— Start of Source material —

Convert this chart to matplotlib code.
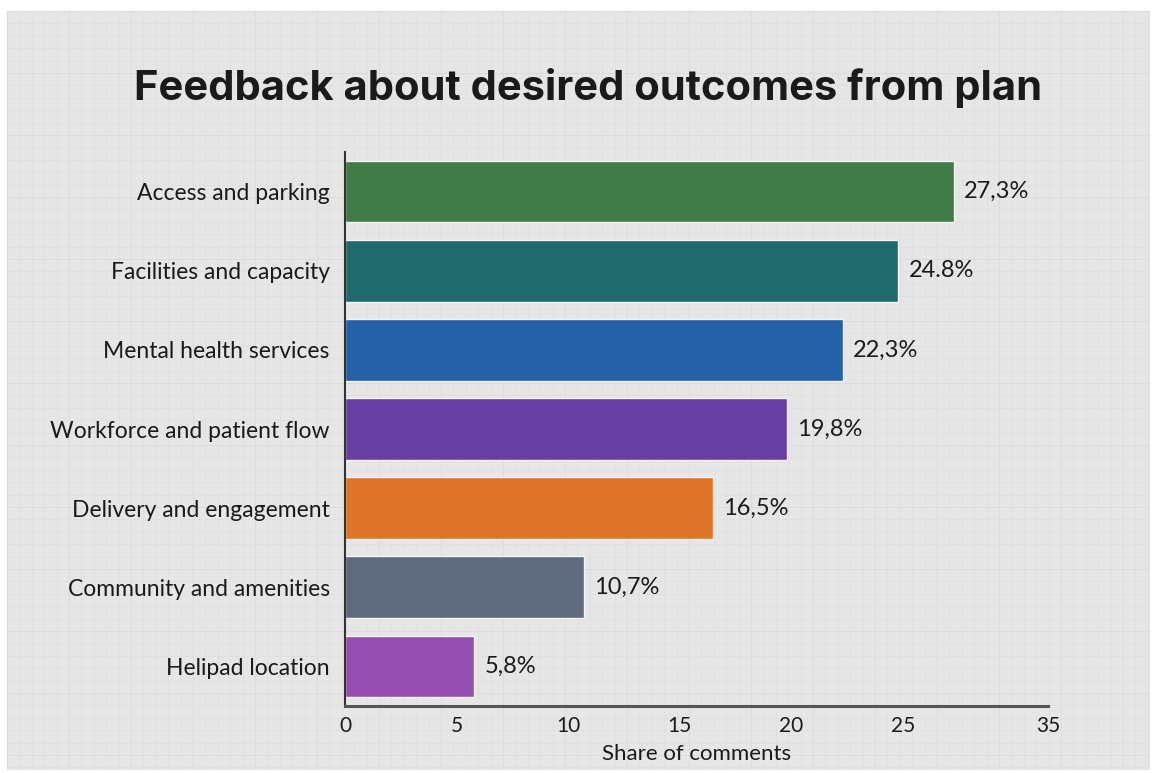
import numpy as np
import matplotlib
matplotlib.use("Agg")
import matplotlib.pyplot as plt

plt.rcParams.update({
    "font.family": ["Lato", "DejaVu Sans"],
    "figure.dpi": 100,
})

categories = [
    "Access and parking",
    "Facilities and capacity",
    "Mental health services",
    "Workforce and patient flow",
    "Delivery and engagement",
    "Community and amenities",
    "Helipad location",
]
shares = [27.3, 24.8, 22.3, 19.8, 16.5, 10.7, 5.8]
share_labels = ["27,3%", "24.8%", "22,3%", "19,8%", "16,5%", "10,7%", "5,8%"]
tick_labels = ["0", "5", "10", "15", "20", "25", "35"]

COLORS = ["#3f7a47", "#216a6b", "#2660a9", "#653fa1", "#e07428", "#5f6b7c", "#944fb0"]
INK = "#1a1a1a"
PAPER = "#e6e6e6"

fig = plt.figure(figsize=(11.54, 7.73), facecolor="white")

# graph-paper backdrop
bg = fig.add_axes([7 / 1154, 3 / 773, 1143 / 1154, 759 / 773], zorder=0)
bg.set_facecolor(PAPER)
bg.set_xlim(0, 1143); bg.set_ylim(0, 759)
step = 12.4
for i, x in enumerate(np.arange(0, 1143, step)):
    bg.axvline(x, color="#d9d9d9" if i % 5 == 0 else "#e0e0e0", lw=0.6)
for i, y in enumerate(np.arange(759, 0, -step)):
    bg.axhline(y, color="#d9d9d9" if i % 5 == 0 else "#e0e0e0", lw=0.6)
bg.set_xticks([]); bg.set_yticks([])
for s in bg.spines.values():
    s.set_visible(False)

ax = fig.add_axes([345 / 1154, 67 / 773, 703 / 1154, 554 / 773], zorder=1)
ax.patch.set_alpha(0)
y = np.arange(len(categories))
ax.barh(y, shares, height=0.78, color=COLORS, edgecolor="#f4f4f4", linewidth=1.0)
for yi, v, lab in zip(y, shares, share_labels):
    ax.text(v + 0.45, yi, lab, va="center", ha="left", fontsize=17, color=INK)

ax.set_xlim(0, 31.5)
ax.set_ylim(len(categories) - 0.5, -0.5)
ax.set_yticks(y)
ax.set_yticklabels(categories, fontsize=16.5, color=INK)
ax.set_xticks([0, 5, 10, 15, 20, 25, 31.5])
ax.set_xticklabels(tick_labels, fontsize=15, color=INK)
ax.tick_params(axis="both", length=0)
ax.tick_params(axis="y", pad=11)
ax.tick_params(axis="x", pad=7)
ax.set_xlabel("Share of comments", fontsize=16, color=INK, labelpad=6)
for s in ("top", "right"):
    ax.spines[s].set_visible(False)
ax.spines["left"].set_color("#333333"); ax.spines["left"].set_linewidth(1.5)
ax.spines["bottom"].set_color("#555555"); ax.spines["bottom"].set_linewidth(2.2)

fig.text(0.510, 0.886, "Feedback about desired outcomes from plan",
         ha="center", va="center", fontsize=30, weight="bold", color=INK,
         family=["Inter", "DejaVu Sans"])

fig.savefig("out.png", dpi=100, facecolor="white")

— End of Source material —

Using the data above, print every line exactly, omitting pictures.

**Task output:**
Convert this chart to matplotlib code.
import numpy as np
import matplotlib
matplotlib.use("Agg")
import matplotlib.pyplot as plt

plt.rcParams.update({
    "font.family": ["Lato", "DejaVu Sans"],
    "figure.dpi": 100,
})

categories = [
    "Access and parking",
    "Facilities and capacity",
    "Mental health services",
    "Workforce and patient flow",
    "Delivery and engagement",
    "Community and amenities",
    "Helipad location",
]
shares = [27.3, 24.8, 22.3, 19.8, 16.5, 10.7, 5.8]
share_labels = ["27,3%", "24.8%", "22,3%", "19,8%", "16,5%", "10,7%", "5,8%"]
tick_labels = ["0", "5", "10", "15", "20", "25", "35"]

COLORS = ["#3f7a47", "#216a6b", "#2660a9", "#653fa1", "#e07428", "#5f6b7c", "#944fb0"]
INK = "#1a1a1a"
PAPER = "#e6e6e6"

fig = plt.figure(figsize=(11.54, 7.73), facecolor="white")

# graph-paper backdrop
bg = fig.add_axes([7 / 1154, 3 / 773, 1143 / 1154, 759 / 773], zorder=0)
bg.set_facecolor(PAPER)
bg.set_xlim(0, 1143); bg.set_ylim(0, 759)
step = 12.4
for i, x in enumerate(np.arange(0, 1143, step)):
    bg.axvline(x, color="#d9d9d9" if i % 5 == 0 else "#e0e0e0", lw=0.6)
for i, y in enumerate(np.arange(759, 0, -step)):
    bg.axhline(y, color="#d9d9d9" if i % 5 == 0 else "#e0e0e0", lw=0.6)
bg.set_xticks([]); bg.set_yticks([])
for s in bg.spines.values():
    s.set_visible(False)

ax = fig.add_axes([345 / 1154, 67 / 773, 703 / 1154, 554 / 773], zorder=1)
ax.patch.set_alpha(0)
y = np.arange(len(categories))
ax.barh(y, shares, height=0.78, color=COLORS, edgecolor="#f4f4f4", linewidth=1.0)
for yi, v, lab in zip(y, shares, share_labels):
    ax.text(v + 0.45, yi, lab, va="center", ha="left", fontsize=17, color=INK)

ax.set_xlim(0, 31.5)
ax.set_ylim(len(categories) - 0.5, -0.5)
ax.set_yticks(y)
ax.set_yticklabels(categories, fontsize=16.5, color=INK)
ax.set_xticks([0, 5, 10, 15, 20, 25, 31.5])
ax.set_xticklabels(tick_labels, fontsize=15, color=INK)
ax.tick_params(axis="both", length=0)
ax.tick_params(axis="y", pad=11)
ax.tick_params(axis="x", pad=7)
ax.set_xlabel("Share of comments", fontsize=16, color=INK, labelpad=6)
for s in ("top", "right"):
    ax.spines[s].set_visible(False)
ax.spines["left"].set_color("#333333"); ax.spines["left"].set_linewidth(1.5)
ax.spines["bottom"].set_color("#555555"); ax.spines["bottom"].set_linewidth(2.2)

fig.text(0.510, 0.886, "Feedback about desired outcomes from plan",
         ha="center", va="center", fontsize=30, weight="bold", color=INK,
         family=["Inter", "DejaVu Sans"])

fig.savefig("out.png", dpi=100, facecolor="white")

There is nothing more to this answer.